Jean-Luc Nancy, quien para Derrida es “el mayor pensador del tacto, de todos los tiempos”, escribe: “La creación del mundo no está en el mundo. Pero si la creación tuviera lugar, no habría para el creador, como tal, ningún espaciamiento, ninguna «zonificación»: ni lugares, ni colores, ni sonidos, ni olores. Habría que decir, al contrario, que la creación misma (y por consiguiente el creador, que no es otro que su acto) es el espaciamiento y la diferencia de las zonas. Lo cual llevaría a decir que la creación es el tocar o el toque del ser en el mundo”. Una operación como esta se da en Solimán ante la superficie de la Venus Victrix. (Venus que manda a buscar al Hades un cofre con la belleza, la sustancia que si es tocada por un mortal, como Psique, muere.) Tras tocar la belleza, que es simultáneamente erótica –por la memoria de Pauline– y estética –por tratarse de la Venus Victrix–, su delirio es la forma más desesperada de la lucidez de un personaje. En el tacto, en el sentir, encuentra un sentido. El blanco del mármol revela el blanco de la página, del sentir a los sentidos.

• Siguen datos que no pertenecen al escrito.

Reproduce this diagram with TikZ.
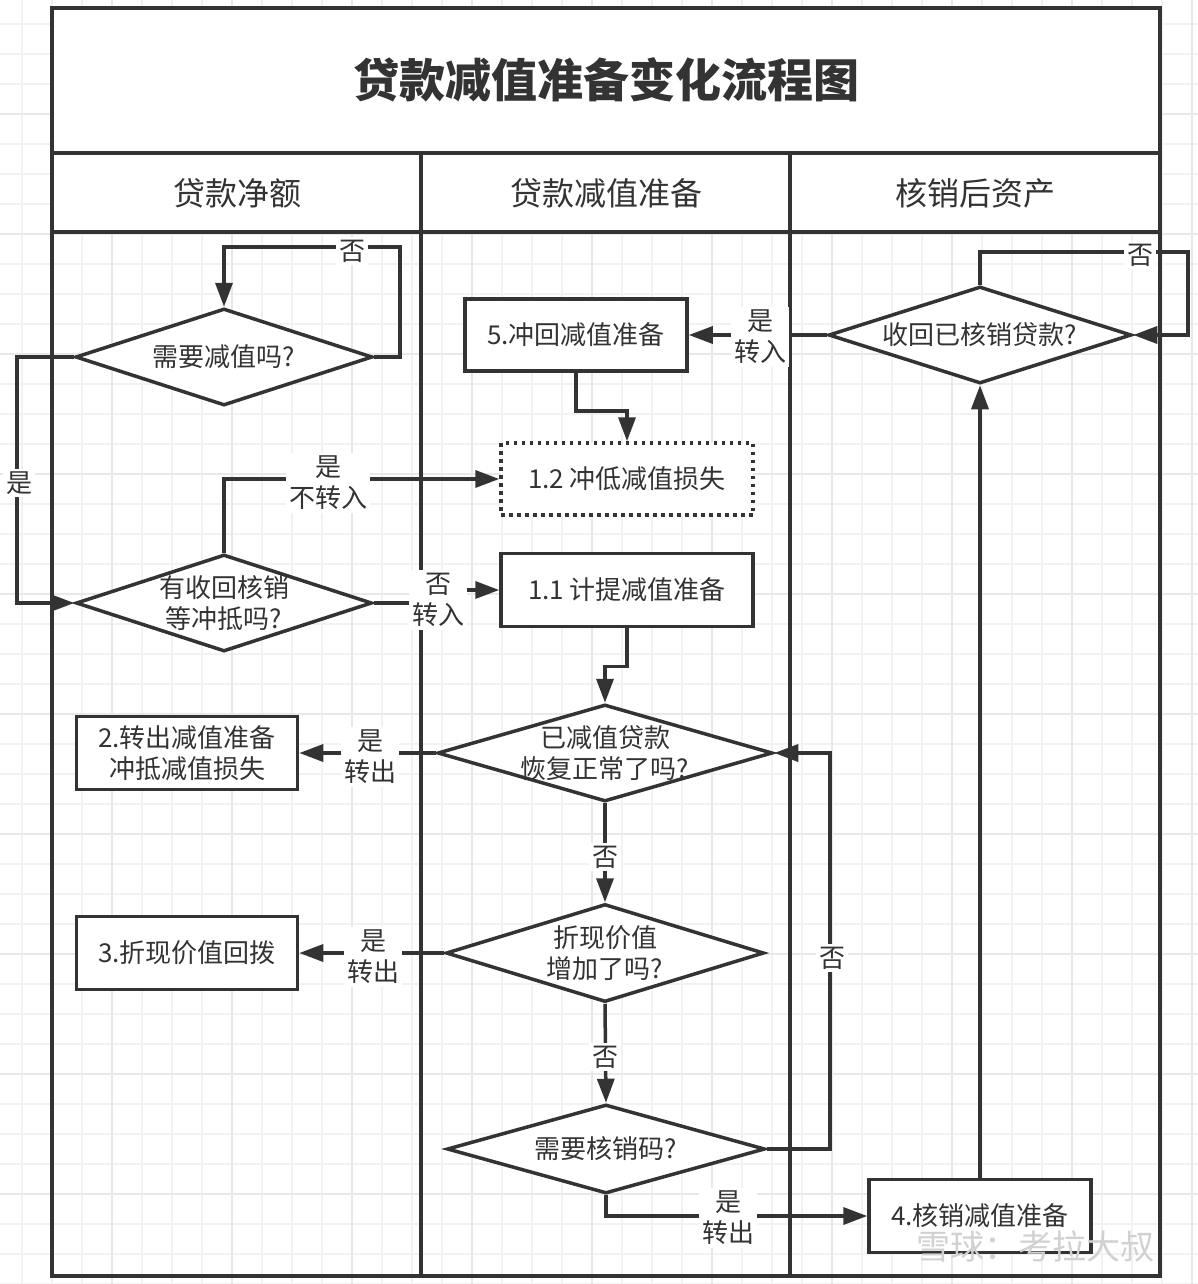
\documentclass[tikz,border=0pt]{standalone}
\usepackage{fontspec}
\setmainfont{Noto Sans CJK SC}
\usetikzlibrary{shapes.geometric,arrows.meta,calc}
\definecolor{ink}{HTML}{333333}
\definecolor{gminor}{HTML}{F2F2F2}
\definecolor{gmajor}{HTML}{E8E8E8}
\newcommand\bodyfont{\fontsize{26}{31}\selectfont}
\newcommand\hdrfont{\fontsize{32}{32}\selectfont}
\newcommand\ttlfont{\fontsize{46}{46}\selectfont\bfseries}
\begin{document}
\begin{tikzpicture}[x=1pt,y=-1pt,
  every node/.style={text=ink},
  lane/.style={draw=ink, line width=3.5pt},
  conn/.style={draw=ink, line width=3.5pt, -{Triangle[length=24pt,width=17pt]}},
  box/.style={rectangle, draw=ink, line width=3.5pt, fill=white, font=\bodyfont, align=center, inner sep=0pt},
  dottedbox/.style={box, dash pattern=on 3.5pt off 4.5pt},
  dia/.style={diamond, draw=ink, line width=3.5pt, fill=white, inner sep=0pt},
  diatext/.style={font=\bodyfont, align=center, text=ink},
  lbl/.style={fill=white, font=\bodyfont, align=center, inner sep=3pt},
  gridminor/.style={draw=gminor, line width=1.5pt},
  gridmajor/.style={draw=gmajor, line width=2pt},
]
\useasboundingbox (0,0) rectangle (1198,1284);
\fill[white] (0,0) rectangle (1198,1284);
% grid
\foreach \gx in {22,52,...,1192} \draw[gridminor] (\gx,0) -- (\gx,1284);
\foreach \gy in {24,54,...,1284} \draw[gridminor] (0,\gy) -- (1198,\gy);
\foreach \gx in {112,232,...,1192} \draw[gridmajor] (\gx,0) -- (\gx,1284);
\foreach \gy in {114,234,...,1284} \draw[gridmajor] (0,\gy) -- (1198,\gy);

% pool
\fill[white] (52,8) rectangle (1160,232);
\draw[lane] (52,8) rectangle (1160,1276);
\draw[lane] (52,153) -- (1160,153);
\draw[lane] (52,232) -- (1160,232);
\draw[lane] (421,153) -- (421,1276);
\draw[lane] (790,153) -- (790,1276);
\node[font=\ttlfont] (title) at (606,80) {贷款减值准备变化流程图};
\node[font=\hdrfont] (h1) at (237,193) {贷款净额};
\node[font=\hdrfont] (h2) at (606,193) {贷款减值准备};
\node[font=\hdrfont] (h3) at (975,193) {核销后资产};

% nodes
\node[dia, minimum width=297pt, minimum height=97pt,
  label={[diatext]center:需要减值吗?}] (d1) at (224,357) {};
\node[dia, minimum width=296pt, minimum height=97pt,
  label={[diatext]center:有收回核销\\等冲抵吗?}] (d2) at (224,603) {};
\node[dia, minimum width=335pt, minimum height=97pt,
  label={[diatext]center:已减值贷款\\恢复正常了吗?}] (d3) at (605,753) {};
\node[dia, minimum width=318pt, minimum height=98pt,
  label={[diatext]center:折现价值\\增加了吗?}] (d4) at (605,953) {};
\node[dia, minimum width=318pt, minimum height=89pt,
  label={[diatext]center:需要核销码?}] (d5) at (606,1149) {};
\node[dia, minimum width=303pt, minimum height=97pt,
  label={[diatext]center:收回已核销贷款?}] (d6) at (980,335) {};

\node[box, minimum width=222pt, minimum height=72pt] (b5) at (576,335) {5.冲回减值准备};
\node[dottedbox, minimum width=252pt, minimum height=72pt] (b12) at (627,479) {1.2 冲低减值损失};
\node[box, minimum width=252pt, minimum height=73pt] (b11) at (627,590) {1.1 计提减值准备};
\node[box, minimum width=221pt, minimum height=73pt] (b2) at (187,753) {2.转出减值准备\\冲抵减值损失};
\node[box, minimum width=221pt, minimum height=73pt] (b3) at (187,953) {3.折现价值回拨};
\node[box, minimum width=222pt, minimum height=73pt] (b4) at (980,1216) {4.核销减值准备};

% connectors
\draw[conn] (d1.east) -- (400,357) -- (400,247) -- (224,247) -- (d1.north);
\draw[conn] (d1.west) -- (17,357) |- (d2.west);
\draw[conn] (d2.north) |- (b12.west);
\draw[conn] (d2.east) -- (440,603) -- (440,590) -- (b11.west);
\draw[conn] (b5.south) -- ++(0,38) -| (b12.north);
\draw[conn] (b11.south) -- ++(0,38) -| (d3.north);
\draw[conn] (d3.west) -- (b2.east);
\draw[conn] (d3.south) -- (d4.north);
\draw[conn] (d4.west) -- (b3.east);
\draw[conn] (d4.south) -- (d5.north);
\draw[conn] (d5.east) -- (830,1149) |- (d3.east);
\draw[conn] (d5.south) |- (b4.west);
\draw[conn] (b4.north) -- (d6.south);
\draw[conn] (d6.west) -- (b5.east);
\draw[conn] (d6.north) -- (980,252) -- (1188,252) -- (1188,335) -- (d6.east);

% labels
\node[lbl] (l1) at (352,251) {否};
\node[lbl] (l2) at (19,483) {是};
\node[lbl] (l3) at (328,483) {是\\不转入};
\node[lbl] (l4) at (438,600) {否\\转入};
\node[lbl] (l5) at (760,337) {是\\转入};
\node[lbl] (l6) at (1140,255) {否};
\node[lbl] (l7) at (370,757) {是\\转出};
\node[lbl] (l8) at (605,857) {否};
\node[lbl] (l9) at (373,957) {是\\转出};
\node[lbl] (l10) at (605,1057) {否};
\node[lbl] (l11) at (832,958) {否};
\node[lbl] (l12) at (728,1218) {是\\转出};

% watermark
\node[text=black!18, font=\fontsize{34}{34}\selectfont] (wm) at (1035,1246) {雪球：考拉大叔};
\end{tikzpicture}
\end{document}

La irrupción de los oficiales de ronda le recuerda a Solimán la noche de la rebelión contra el rey Christophe. Ve venir hacia él los uniformes, los bicornios, los sables, y los percibe como un anacronismo, como si la novela colapsara y lo persiguieran los tiempos ya narrados. Rompe la más inmediata de las superficies al lanzar una silla contra un ventanal por donde escapa. Pero luego ve que no hay salida. “Le quedaba una insoportable sensación de pesadilla en las manos”. Que la salida posible es un escape a la realidad. Su angustia no encuentra remedio cuando, para colmo, al intentar ayudarlo las princesas le presentan a otro personaje histórico, nada menos que el doctor Antommarchi, quien asistiera a Napoleón en sus últimos días y quien unos años después de su paso por la novela habría de morir en Cuba de fiebre amarilla. Ignorando a los personajes históricos, de frente a la barrera de papel que se materializa en el empapelado de un muro de la habitación, Solimán llora y le pide al que abre las puertas que separan a los hombres de los dioses, deidad de las encrucijadas: “Papa Legba, abre la barrera para mí, para que yo pueda pasar”

Con el ruego de Solimán termina el capítulo y él no aparecerá más. Diez años después la Venus Victrix se movió a la Galleria Borghese donde a fines del siglo XIX la destinarían a una sala propia: Sala della Paolina. Allí estaba en el momento en que Carpentier escribe “La noche de las estatuas” y Solimán toca el mármol en un tránsito a este mundo, de cuyo reino hemos leído.